Living the Nightmare
The story is often identified as being at its core a refashioning of the classic Cinderella tale. Though she hardly goes from poor put-upon slave to her stepfamily, Mia is like Cinderella in seeming to be one of the last girls orbiting her own private Idaho who becomes a princess. But she is that and she does live the dream of millions of little girl. Part of the book’s subversion of the fairy tale trope is that ironically enough actually becoming a princess turns out not to be all that much fun.
Michael the Beast
Michael responds to Mia’s list of three things she requires from Josh before she would agree to have sex with him in a strange way. The first two things on the list who completely ignores. To her insistence that Josh must first attend a performance of Beauty and the Beast without making fun, Michael intimates that no real man could make it through such a performance without publicly vomiting. Considering the relative merits of the two boys according to standard teenage attitudes toward masculinity (Michael is the sensitive artistic type while Josh is the jock) the far more likely interpretation here is that Michael is using irony to subtly plant the seed of doubt about the star athlete’s manliness to make it a win-win situation for him should Josh ever actually take Mia to the theater. If he makes fun of the show, he violates Mia’s rule. On the other hand, if he doesn’t make fun of it and Michael is right about how no one “with an ounce of testosterone” could not make fun it, Mia might begin to question certain things about Josh. Michael is using irony to play mind games with her. And quite brilliantly, too.
Mia The Beast
Even though the book is a reinterpretation of the Cinderella fairy tale, Beauty and the Beast is the fairly tale that is most explicitly referenced. Adding to this irony is the even deeper realization that it is not Beauty (Belle) whom Mia is most strongly connected to, but the Beast. Both already begin their stories as royal heirs, but it takes a physical transformation in order to become recognized as such. The story of the Beast’s transformation is just as strongly implied in Mia’s story as that of the Cinderella’s.
Diary?
A certain level of irony exists in the structure of the book as a diary. Diaries tend to be written not for public consumption but the privacy of one person. Therefore, most diaries contain information that the writer would never want to be made public. Mia begins the diary before she discovers she is a princess much less before she becomes a public figure. Therefore, it is certainly ironic that the diary from the beginning reads less like an intensely personal journal and more like one written specifically for public consumption.

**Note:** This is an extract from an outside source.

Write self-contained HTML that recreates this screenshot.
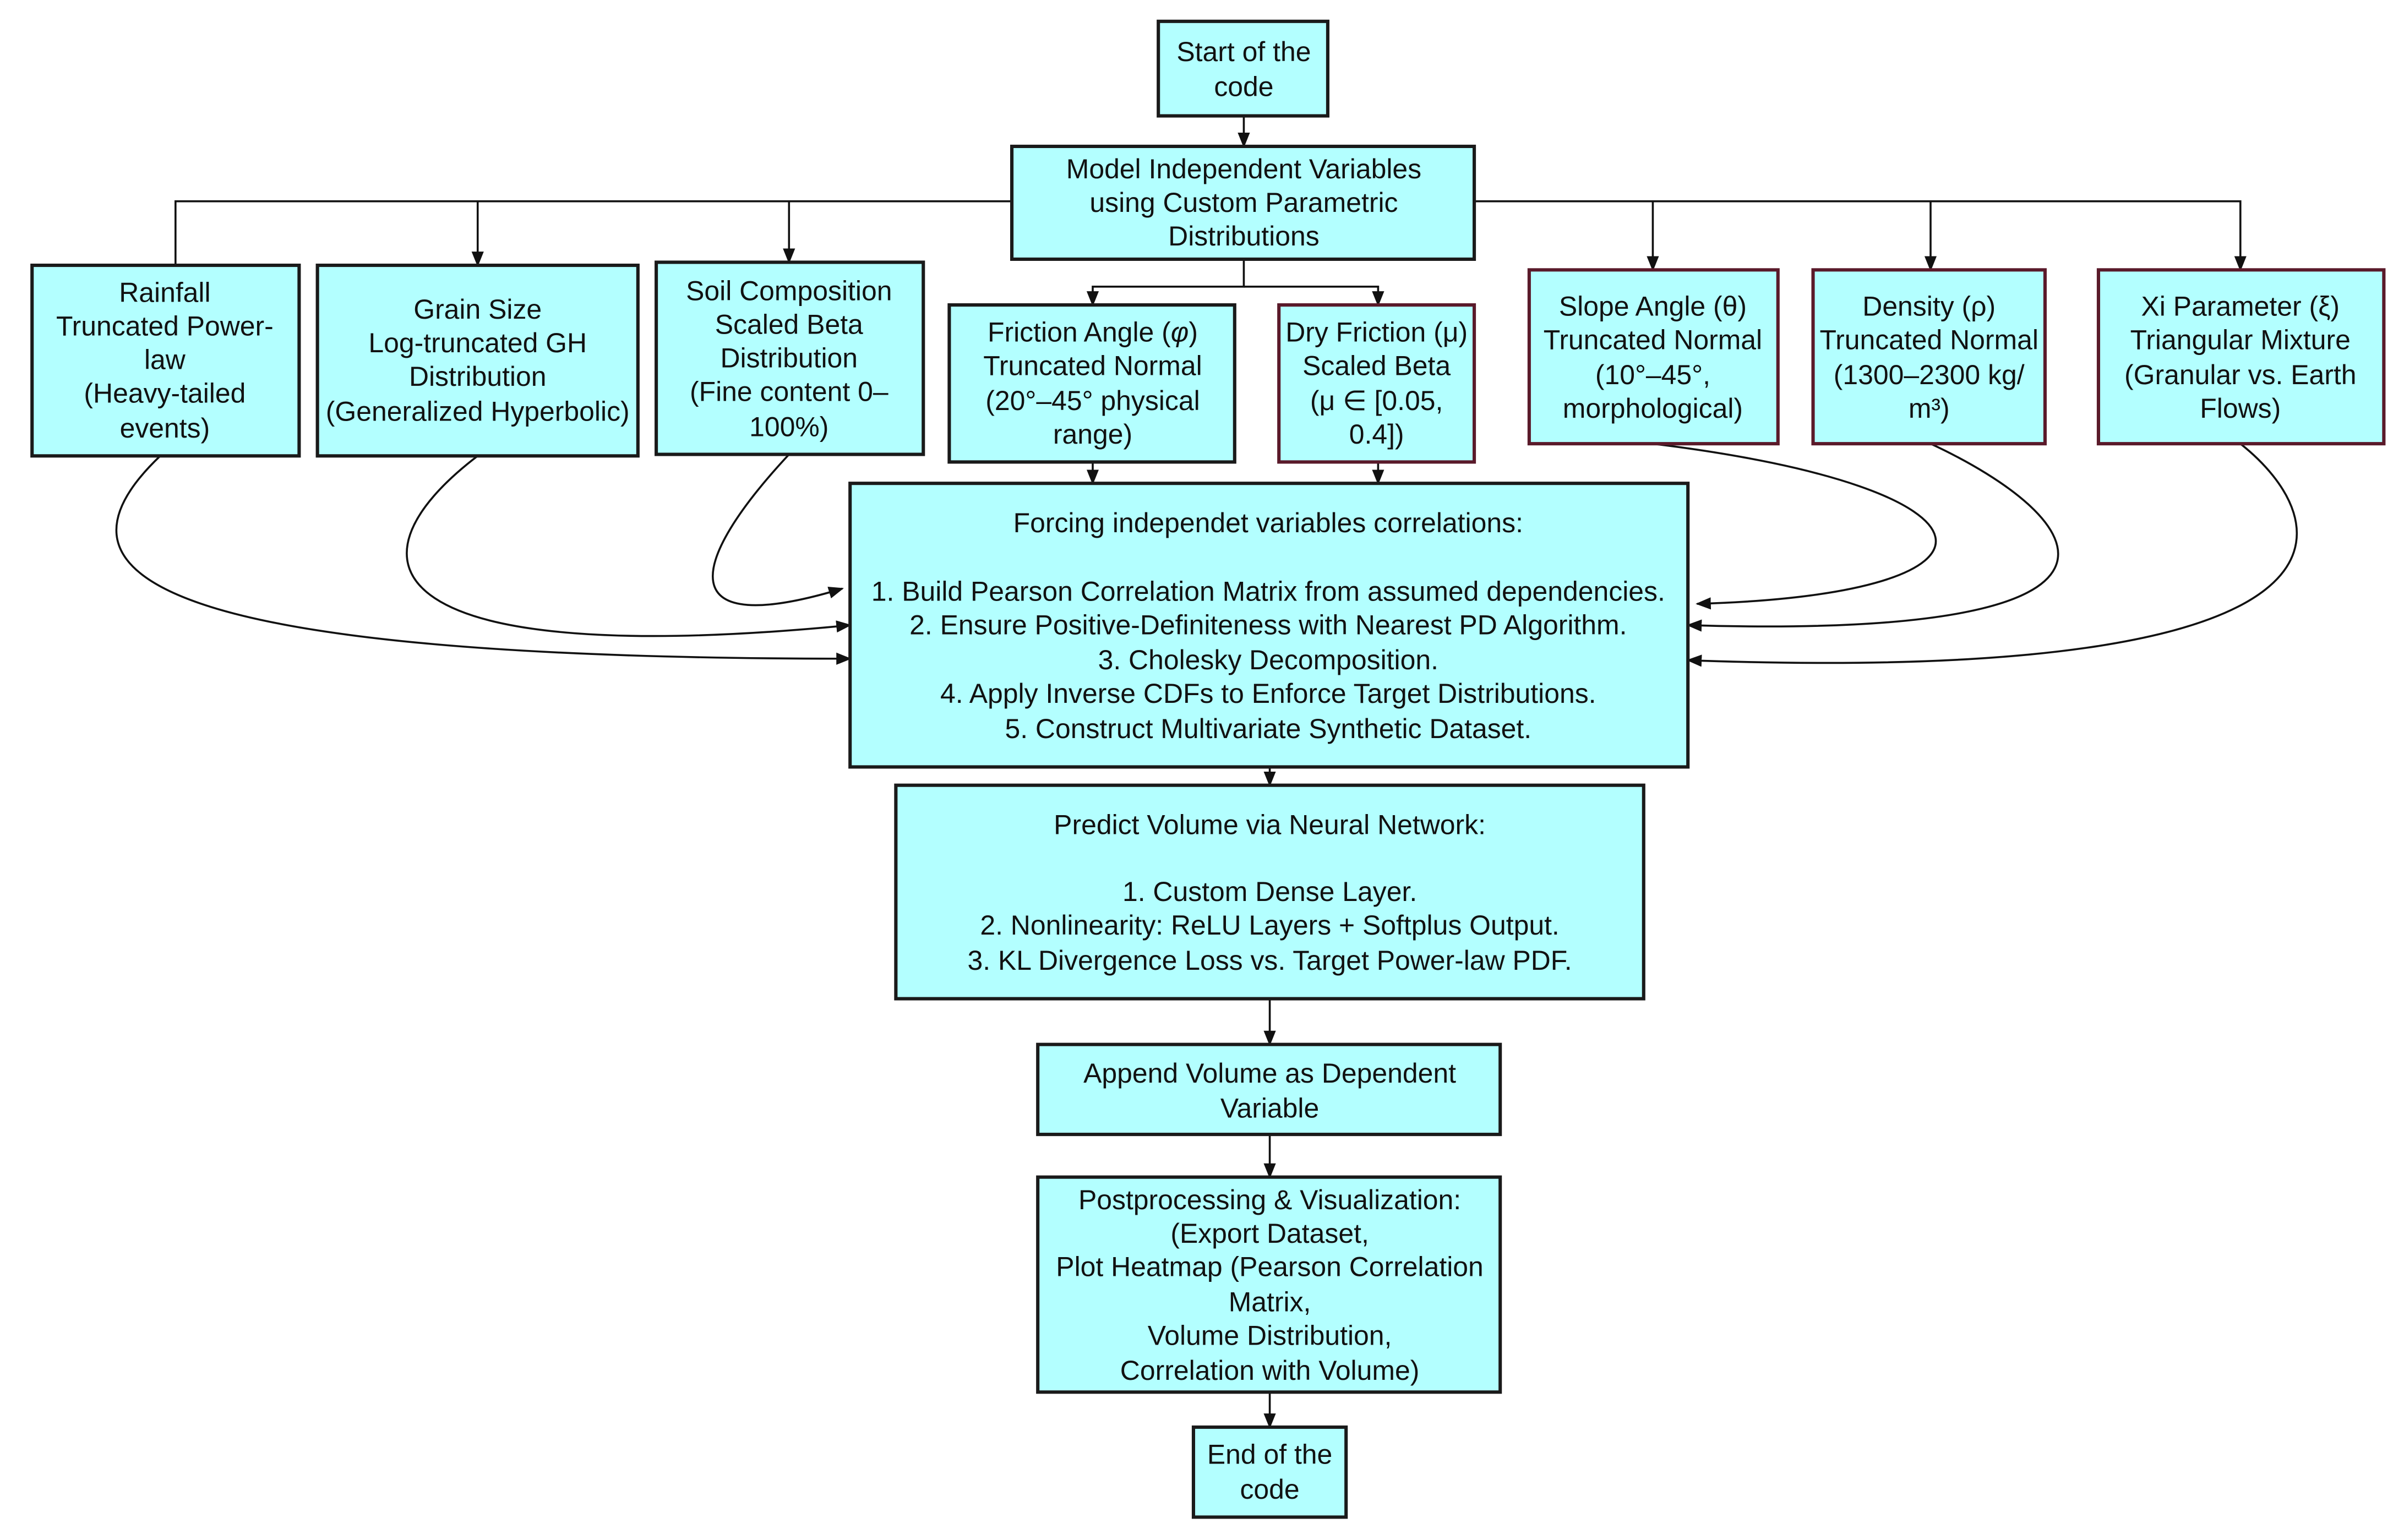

Later sequels will reveal this to be true as she becomes a famous figure, but in this first entry, there is definitely a strangely ironic disconnect at work here.
Grandmere
The least surprising ironic circumstances of the story is the evolution of Mia’s relationship with her grandmother. In the beginning, Grandmere is merely portrayed as an object of fierce domination and determination who is to be feared and avoided. The story is in part one detailing the evolution of a closer relationship between the two in which Mia comes to a better understanding of her grandmother’s complicated personality.